Deadlines and Timing

Under Visa’s rules, your acquiring bank generally has 30 calendar days to respond to a dispute. In practice, your payment processor will give you a shorter internal deadline so they have time to compile and submit the response. When you receive a chargeback notification, treat it as urgent. Gather your evidence immediately.

If the issuing bank rejects your representment, the dispute may move to pre-arbitration, where you get another window to respond with additional evidence or accept the loss. Beyond that, the card network itself can make a final ruling through arbitration, though this stage involves fees and is typically reserved for higher-value disputes where the evidence is genuinely contested.

Setting Yourself Up to Win Before a Dispute Happens

The sellers who win chargebacks consistently are the ones who collect evidence as a routine part of every transaction, not scrambling after a dispute arrives. Use a payment gateway that captures IP addresses, AVS results, and CVV verification on every order. Require signature confirmation on high-value shipments. Save all customer communications in a searchable format. Make your refund and return policies clearly visible at checkout and require customers to check a box acknowledging them.

Use a billing descriptor (the name that appears on the customer’s credit card statement) that your customers will actually recognize. A surprising number of chargebacks happen simply because the customer doesn’t recognize a charge. If your business name is “Sunny Creek LLC” but your customers know you as “PetSuppliesDirect,” make sure the statement descriptor reflects what they’ll remember.

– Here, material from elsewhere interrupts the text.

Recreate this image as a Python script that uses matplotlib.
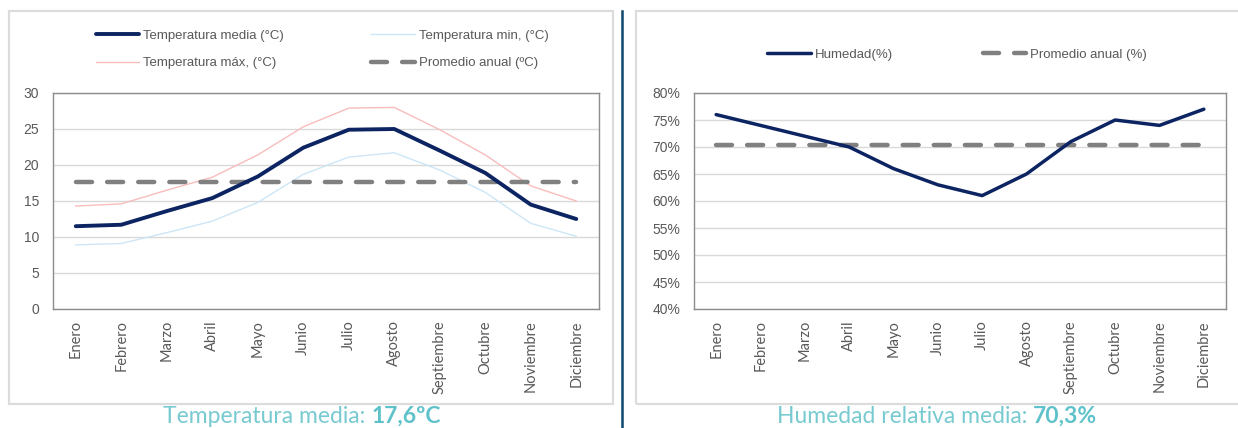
import matplotlib
matplotlib.use('Agg')
import matplotlib.pyplot as plt
from matplotlib.lines import Line2D
from matplotlib.patches import Rectangle
from matplotlib.ticker import FuncFormatter, MultipleLocator
from matplotlib.offsetbox import TextArea, HPacker, AnnotationBbox

# ── Data ─────────────────────────────────────────────────────────────────────
meses = ["Enero", "Febrero", "Marzo", "Abril", "Mayo", "Junio", "Julio",
         "Agosto", "Septiembre", "Octubre", "Noviembre", "Diciembre"]
temp_media = [11.5, 11.7, 13.6, 15.4, 18.4, 22.4, 24.9, 25.0, 22.0, 18.9, 14.5, 12.5]
temp_max = [14.3, 14.6, 16.5, 18.3, 21.4, 25.3, 27.9, 28.0, 24.9, 21.4, 17.1, 15.0]
temp_min = [8.9, 9.1, 10.6, 12.2, 14.8, 18.7, 21.1, 21.7, 19.3, 16.2, 11.9, 10.1]
temp_promedio = 17.6
humedad = [76, 74, 72, 70, 66, 63, 61, 65, 71, 75, 74, 77]
humedad_promedio = 70.3

# ── Style ────────────────────────────────────────────────────────────────────
NAVY = "#0c2461"
GRAY_DASH = "#808080"
MIN_C = "#cde6f7"
MAX_C = "#f9bcbc"
GRID = "#d9d9d9"
TXT = "#595959"
TEAL = "#5fc2ca"
TEAL_LIGHT = "#78cad1"
FONT = "Liberation Sans"
TICKFONT = "Lato"

W, H = 1238, 428
fig = plt.figure(figsize=(W / 100, H / 100), dpi=100)


def fx(px):
    return px / W


def fy(py):
    return 1 - py / H


def style_axes(ax):
    ax.set_xlim(-0.5, len(meses) - 0.5)
    ax.set_xticks(range(len(meses)))
    ax.set_xticklabels(meses, rotation=90, fontsize=10.5, family=TICKFONT,
                       color=TXT, va="top")
    ax.tick_params(axis="both", length=0)
    ax.tick_params(axis="x", pad=8)
    ax.tick_params(axis="y", pad=10, labelsize=10, labelcolor=TXT)
    for lab in ax.get_yticklabels():
        lab.set_family(FONT)
    ax.grid(axis="y", color=GRID, lw=1)
    ax.set_axisbelow(True)
    for s in ax.spines.values():
        s.set_color("#8c8c8c")
        s.set_linewidth(1)


# panel frames and separator
fig.patches.append(Rectangle((fx(9), fy(404)), fx(613 - 9), fy(11) - fy(404),
                             transform=fig.transFigure, fill=False,
                             edgecolor="#dcdcdc", lw=1.6))
fig.patches.append(Rectangle((fx(636), fy(404)), fx(1250 - 636), fy(11) - fy(404),
                             transform=fig.transFigure, fill=False,
                             edgecolor="#dcdcdc", lw=1.6))
fig.add_artist(Line2D([fx(621.5), fx(621.5)], [fy(11), 0],
                      transform=fig.transFigure, color="#10456f", lw=1.8))

# ── Left: temperature ───────────────────────────────────────────────────────
ax1 = fig.add_axes([fx(53), fy(309), fx(599 - 53), fy(93) - fy(309)])
x = range(len(meses))
l_media, = ax1.plot(x, temp_media, color=NAVY, lw=2.8, solid_capstyle="round",
                    label="Temperatura media (°C)", zorder=4)
l_min, = ax1.plot(x, temp_min, color=MIN_C, lw=1.0,
                  label="Temperatura min, (°C)", zorder=3)
l_max, = ax1.plot(x, temp_max, color=MAX_C, lw=1.0,
                  label="Temperatura máx, (°C)", zorder=3)
l_prom, = ax1.plot(x, [temp_promedio] * len(meses), color=GRAY_DASH, lw=3.2,
                   dashes=(3.6, 3.4), dash_capstyle="round",
                   label="Promedio anual (ºC)", zorder=3)
ax1.set_ylim(0, 30)
ax1.yaxis.set_major_locator(MultipleLocator(5))
style_axes(ax1)

fig.legend(handles=[l_media, l_max, l_min, l_prom], ncol=2,
           loc="center", bbox_to_anchor=(fx(322), fy(49.5)),
           frameon=False, prop={"family": FONT, "size": 9.5},
           labelcolor=TXT, handlelength=3.3, handletextpad=0.3,
           columnspacing=6.6, labelspacing=1.15)

# ── Right: humidity ─────────────────────────────────────────────────────────
ax2 = fig.add_axes([fx(694), fy(309), fx(1226 - 694), fy(93) - fy(309)])
h_hum, = ax2.plot(x, humedad, color=NAVY, lw=2.5, solid_capstyle="round",
                  label="Humedad(%)", zorder=4)
h_prom, = ax2.plot(x, [humedad_promedio] * len(meses), color=GRAY_DASH, lw=3.2,
                   dashes=(3.6, 3.4), dash_capstyle="round",
                   label="Promedio anual (%)", zorder=3)
ax2.set_ylim(40, 80)
ax2.yaxis.set_major_locator(MultipleLocator(5))
ax2.yaxis.set_major_formatter(FuncFormatter(lambda v, p: f"{v:.0f}%"))
style_axes(ax2)

fig.legend(handles=[h_hum, h_prom], ncol=2,
           loc="center", bbox_to_anchor=(fx(957), fy(54.5)),
           frameon=False, prop={"family": FONT, "size": 9.5},
           labelcolor=TXT, handlelength=3.3, handletextpad=0.3,
           columnspacing=6.8)


# ── Captions ────────────────────────────────────────────────────────────────
def caption(light, bold, xc):
    parts = [TextArea(light, textprops=dict(color=TEAL_LIGHT, family="Lato",
                                            weight="normal", size=16.5)),
             TextArea(bold, textprops=dict(color=TEAL, family="Lato",
                                           weight="bold", size=16.5))]
    box = HPacker(children=parts, pad=0, sep=0, align="baseline")
    ab = AnnotationBbox(box, (fx(xc), fy(416.5)), xycoords="figure fraction",
                        frameon=False, box_alignment=(0.5, 0.5))
    fig.add_artist(ab)


caption("Temperatura media: ", "17,6ºC", 302)
caption("Humedad relativa media: ", "70,3%", 937)

fig.savefig("out.png", dpi=100, facecolor="white")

For recurring billing, send reminder emails before each charge. For digital products, log every download and login. For physical goods, always use tracked shipping and keep the receipts. The cost of these practices is trivial compared to the cost of losing chargebacks, which includes not just the transaction amount but also chargeback fees from your processor, typically $15 to $100 per dispute. Accumulate too many chargebacks relative to your transaction volume and you risk losing your merchant account entirely.